From here, we want to deepen our roots at the Marina, grow the events side, and find a second location when the right one comes along. But the mission does not change. Every cup we serve is the last stop in a journey that started in a field somewhere far from here, and passed through dozens of hands before it reached ours. Our job is to honor that journey and use this cup to connect people to each other and to something larger than a transaction.
That is the whole thing. Family. Nature. Coffee.
Where does the name Roaming Bean Coffee come from?
Two levels, and the deeper one is the one I carry with me.
The simple answer: we roam. We take the cart across California so the coffee travels to where people already are. But the name runs deeper than that.
When I was in Uganda with the Peace Corps, I watched what happens before the coffee ever reaches a café. Farmers, pickers, processors, roasters, so many people pour their work into a bean before a barista ever touches it. We are the very last step in a long journey, and we tend to get most of the credit for a cup that hundreds of hands made possible. The name Roaming Bean Coffee is our way of honoring the whole path the bean roams to get here. It is a reminder we carry every morning.

Have any events or moments stood out along the way?
Some of the most defining ones were the quietest, at least from the outside.
Getting to the Berkeley Marina at all was its own chapter. Because we were the first food-and-beverage operation ever permitted at this outdoor waterfront location, there was no playbook.
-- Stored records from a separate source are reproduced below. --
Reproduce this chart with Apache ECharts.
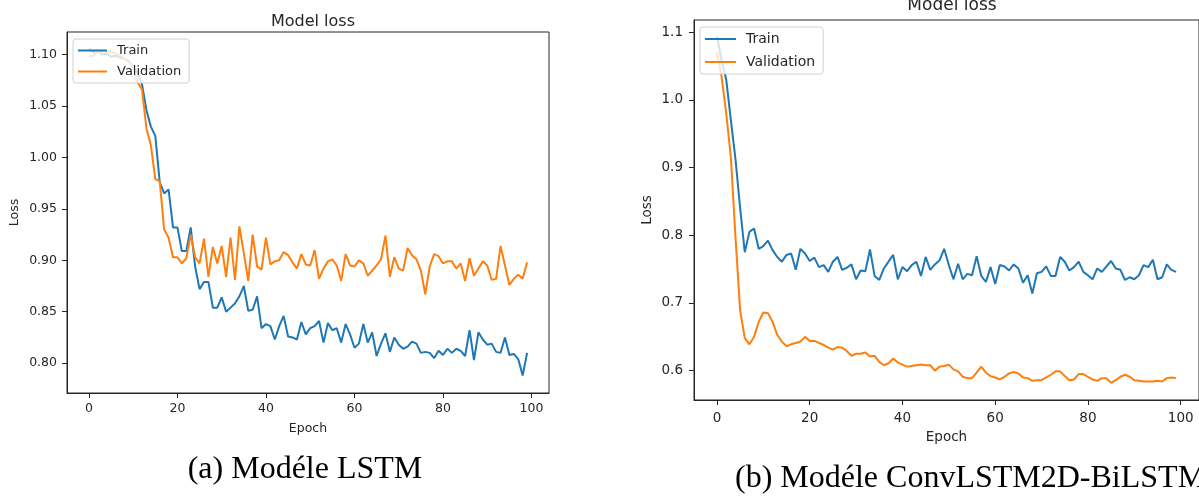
<!DOCTYPE html>
<html>
<head>
<meta charset="utf-8">
<script src="https://cdn.jsdelivr.net/npm/echarts@6/dist/echarts.min.js"></script>
<style>
  html, body { margin: 0; padding: 0; background: #fff; }
  #chart { width: 1199px; height: 502px; }
</style>
</head>
<body>
<div id="chart"></div>
<script>
// epochs 0..99
const epochs = Array.from({ length: 100 }, (_, i) => i)

// (a) LSTM
const lstmTrain = [
  1.106, 1.102, 1.104, 1.100, 1.101, 1.098, 1.099, 1.097, 1.096, 1.094,
  1.088, 1.082, 1.071, 1.046, 1.030, 1.021, 0.976, 0.965, 0.969, 0.932,
  0.932, 0.909, 0.909, 0.932, 0.894, 0.872, 0.879, 0.879, 0.854, 0.854,
  0.864, 0.850, 0.854, 0.858, 0.865, 0.875, 0.851, 0.852, 0.865, 0.834,
  0.838, 0.836, 0.823, 0.836, 0.846, 0.826, 0.825, 0.823, 0.840, 0.828,
  0.834, 0.836, 0.841, 0.820, 0.839, 0.832, 0.834, 0.820, 0.838, 0.828,
  0.815, 0.819, 0.838, 0.820, 0.830, 0.807, 0.819, 0.829, 0.811, 0.825,
  0.818, 0.814, 0.816, 0.821, 0.819, 0.810, 0.811, 0.810, 0.805, 0.812,
  0.808, 0.814, 0.810, 0.814, 0.812, 0.807, 0.832, 0.803, 0.830, 0.823,
  0.818, 0.819, 0.811, 0.810, 0.825, 0.808, 0.809, 0.804, 0.788, 0.810
]
const lstmVal = [
  1.098, 1.099, 1.103, 1.103, 1.103, 1.103, 1.101, 1.099, 1.096, 1.093,
  1.088, 1.073, 1.066, 1.028, 1.012, 0.979, 0.977, 0.930, 0.922, 0.903,
  0.903, 0.897, 0.902, 0.925, 0.903, 0.897, 0.921, 0.884, 0.913, 0.897,
  0.914, 0.884, 0.922, 0.881, 0.933, 0.907, 0.880, 0.925, 0.894, 0.891,
  0.922, 0.896, 0.899, 0.900, 0.908, 0.905, 0.898, 0.892, 0.906, 0.896,
  0.895, 0.910, 0.882, 0.892, 0.899, 0.901, 0.895, 0.880, 0.906, 0.895,
  0.894, 0.900, 0.897, 0.885, 0.890, 0.895, 0.901, 0.924, 0.884, 0.903,
  0.892, 0.890, 0.912, 0.905, 0.901, 0.890, 0.867, 0.894, 0.906, 0.904,
  0.897, 0.899, 0.899, 0.892, 0.897, 0.880, 0.902, 0.885, 0.892, 0.899,
  0.895, 0.881, 0.882, 0.914, 0.895, 0.876, 0.882, 0.886, 0.882, 0.898
]

// (b) ConvLSTM2D-BiLSTM
const convTrain = [
  1.094, 1.059, 1.030, 0.970, 0.912, 0.840, 0.775, 0.805, 0.810, 0.780,
  0.784, 0.792, 0.778, 0.768, 0.761, 0.771, 0.773, 0.749, 0.780, 0.773,
  0.762, 0.767, 0.753, 0.756, 0.746, 0.761, 0.768, 0.749, 0.752, 0.757,
  0.735, 0.748, 0.747, 0.779, 0.740, 0.734, 0.751, 0.761, 0.771, 0.735,
  0.753, 0.747, 0.756, 0.761, 0.740, 0.768, 0.749, 0.757, 0.763, 0.780,
  0.756, 0.735, 0.758, 0.735, 0.743, 0.741, 0.769, 0.740, 0.731, 0.753,
  0.728, 0.756, 0.754, 0.748, 0.757, 0.751, 0.730, 0.741, 0.714, 0.744,
  0.746, 0.754, 0.740, 0.740, 0.768, 0.761, 0.748, 0.753, 0.761, 0.746,
  0.741, 0.735, 0.751, 0.746, 0.754, 0.762, 0.751, 0.749, 0.734, 0.738,
  0.735, 0.741, 0.756, 0.753, 0.764, 0.735, 0.738, 0.757, 0.749, 0.746
]
const convVal = [
  1.071, 1.034, 0.980, 0.915, 0.797, 0.689, 0.648, 0.639, 0.650, 0.672,
  0.686, 0.685, 0.672, 0.653, 0.643, 0.636, 0.639, 0.641, 0.643, 0.650,
  0.644, 0.644, 0.641, 0.638, 0.634, 0.631, 0.635, 0.634, 0.629, 0.622,
  0.625, 0.625, 0.627, 0.621, 0.622, 0.613, 0.608, 0.611, 0.618, 0.612,
  0.609, 0.606, 0.607, 0.608, 0.609, 0.608, 0.608, 0.600, 0.606, 0.607,
  0.609, 0.602, 0.599, 0.591, 0.589, 0.589, 0.597, 0.606, 0.597, 0.592,
  0.590, 0.587, 0.591, 0.596, 0.598, 0.596, 0.590, 0.589, 0.585, 0.586,
  0.586, 0.590, 0.594, 0.599, 0.599, 0.592, 0.586, 0.587, 0.595, 0.595,
  0.591, 0.587, 0.585, 0.589, 0.589, 0.582, 0.586, 0.591, 0.594, 0.591,
  0.586, 0.585, 0.584, 0.584, 0.584, 0.585, 0.584, 0.589, 0.590, 0.589
]

// tick labels
const xTicks = [0, 20, 40, 60, 80, 100]
const yTicksA = [0.80, 0.85, 0.90, 0.95, 1.00, 1.05, 1.10]
const yTicksB = [0.6, 0.7, 0.8, 0.9, 1.0, 1.1]

const BLUE = '#1f77b4'
const ORANGE = '#ff7f0e'
const INK = '#262626'
const FONT = 'DejaVu Sans'

const pairs = (arr) => epochs.map((e, i) => [e, arr[i]])

// axes helpers
const makeX = (gridIndex, fs, margin, nameGap) => ({
  gridIndex,
  type: 'value',
  min: -4.95,
  max: 103.95,
  axisLine: { show: true, onZero: false, lineStyle: { color: INK, width: 1 } },
  axisTick: { show: true, customValues: xTicks, length: 5, lineStyle: { color: INK } },
  axisLabel: { customValues: xTicks, fontSize: fs, color: INK, fontFamily: FONT, margin },
  splitLine: { show: false },
  name: 'Epoch',
  nameLocation: 'middle',
  nameGap,
  nameTextStyle: { fontSize: fs, color: INK, fontFamily: FONT }
})

const makeY = (gridIndex, min, max, ticks, digits, fs, margin, nameGap) => ({
  gridIndex,
  type: 'value',
  min,
  max,
  axisLine: { show: true, onZero: false, lineStyle: { color: INK, width: 1 } },
  axisTick: { show: true, customValues: ticks, length: 5, lineStyle: { color: INK } },
  axisLabel: {
    customValues: ticks,
    fontSize: fs,
    color: INK,
    fontFamily: FONT,
    margin,
    formatter: (v) => Number(v).toFixed(digits)
  },
  splitLine: { show: false },
  name: 'Loss',
  nameLocation: 'middle',
  nameRotate: 90,
  nameGap,
  nameTextStyle: { fontSize: fs, color: INK, fontFamily: FONT }
})

const makeLegend = (left, top, fs, iw, gap) => ({
  orient: 'vertical',
  left,
  top,
  data: ['Train', 'Validation'],
  icon: 'rect',
  itemWidth: iw,
  itemHeight: 2,
  itemGap: gap,
  padding: [5, 8, 5, 5],
  backgroundColor: 'rgba(255,255,255,0.8)',
  borderColor: '#d0d0d0',
  borderWidth: 1,
  borderRadius: 3,
  textStyle: { fontSize: fs, color: INK, fontFamily: FONT, padding: [0, 0, 0, 5] }
})

const makeLine = (name, data, color, xi) => ({
  name,
  type: 'line',
  xAxisIndex: xi,
  yAxisIndex: xi,
  data: pairs(data),
  symbol: 'none',
  showSymbol: false,
  lineStyle: { width: 2, color },
  itemStyle: { color }
})

const chart = echarts.init(document.getElementById('chart'))

const option = {
  animation: false,
  title: [
    {
      text: 'Model loss',
      left: 308,
      top: 9,
      textAlign: 'center',
      textStyle: { fontSize: 16, fontWeight: 'normal', color: INK, fontFamily: FONT }
    },
    {
      text: 'Model loss',
      left: 947,
      top: -8,
      textAlign: 'center',
      textStyle: { fontSize: 17, fontWeight: 'normal', color: INK, fontFamily: FONT }
    }
  ],
  legend: [
    makeLegend(73, 39, 13, 29, 8),
    makeLegend(700, 27, 14, 31, 9)
  ],
  grid: [
    { left: 67, top: 32, width: 482, height: 361, show: true, borderColor: INK, borderWidth: 1 },
    { left: 694, top: 20, width: 507, height: 380, show: true, borderColor: INK, borderWidth: 1 }
  ],
  xAxis: [
    makeX(0, 12.5, 9, 29),
    makeX(1, 13.5, 11, 30)
  ],
  yAxis: [
    makeY(0, 0.771, 1.122, yTicksA, 2, 12.5, 10, 46),
    makeY(1, 0.5567, 1.118, yTicksB, 1, 13.5, 11, 40)
  ],
  series: [
    makeLine('Train', lstmTrain, BLUE, 0),
    makeLine('Validation', lstmVal, ORANGE, 0),
    makeLine('Train', convTrain, BLUE, 1),
    makeLine('Validation', convVal, ORANGE, 1)
  ],
  graphic: [
    {
      type: 'text',
      x: 305,
      y: 470,
      style: {
        text: '(a) Modéle LSTM',
        font: '32px "Liberation Serif"',
        fill: '#000',
        textAlign: 'center',
        textVerticalAlign: 'middle'
      }
    },
    {
      type: 'text',
      x: 735,
      y: 479,
      style: {
        text: '(b) Modéle ConvLSTM2D-BiLSTM',
        font: '32px "Liberation Serif"',
        fill: '#000',
        textAlign: 'left',
        textVerticalAlign: 'middle'
      }
    }
  ]
}

chart.setOption(option)
window.addEventListener('resize', () => chart.resize())
</script>
</body>
</html>
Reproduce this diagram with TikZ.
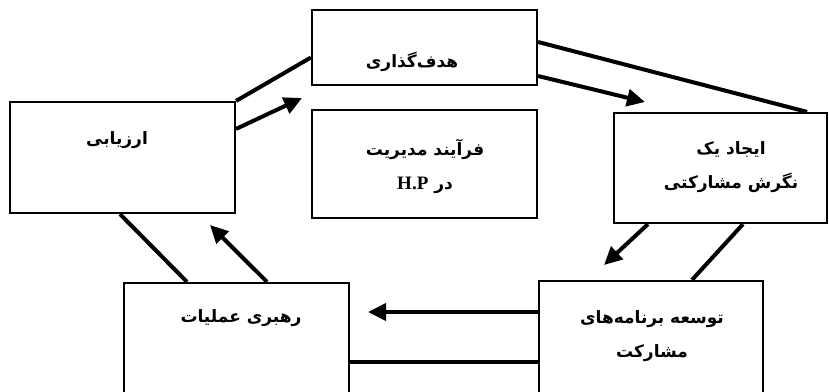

We worked through multiple city departments, tracked city council sessions, sat outside offices, and followed up persistently over more than a year before a single permit came through. Each department had its own process, its own timeline, its own set of questions no one had answered before for a spot like ours. Those months of careful, considered work, doing it right so we could bring something genuinely good to our community, shaped how we think about everything we do.
On the events side, the moments that stay with me are not always the biggest. Serving 700 guests on two Linea Minis at a large corporate event is one I am proud of. What made it meaningful was not just the volume but the consistency, back-to-back cappuccinos and lattes, no downtime, the same quality from the first drink to the last, with long lines that never felt like a wait because the conversation never stopped.
But just as memorable are the weddings where the cart quietly becomes the heart of the celebration, where the line turns into its own little gathering, where someone tells us it was their favorite part of the day. That is when it clicks. We are not there to hand off drinks and disappear. We are there to be part of someone’s biggest day and to honor, in some small way, every person whose work made that cup possible before it ever reached our hands.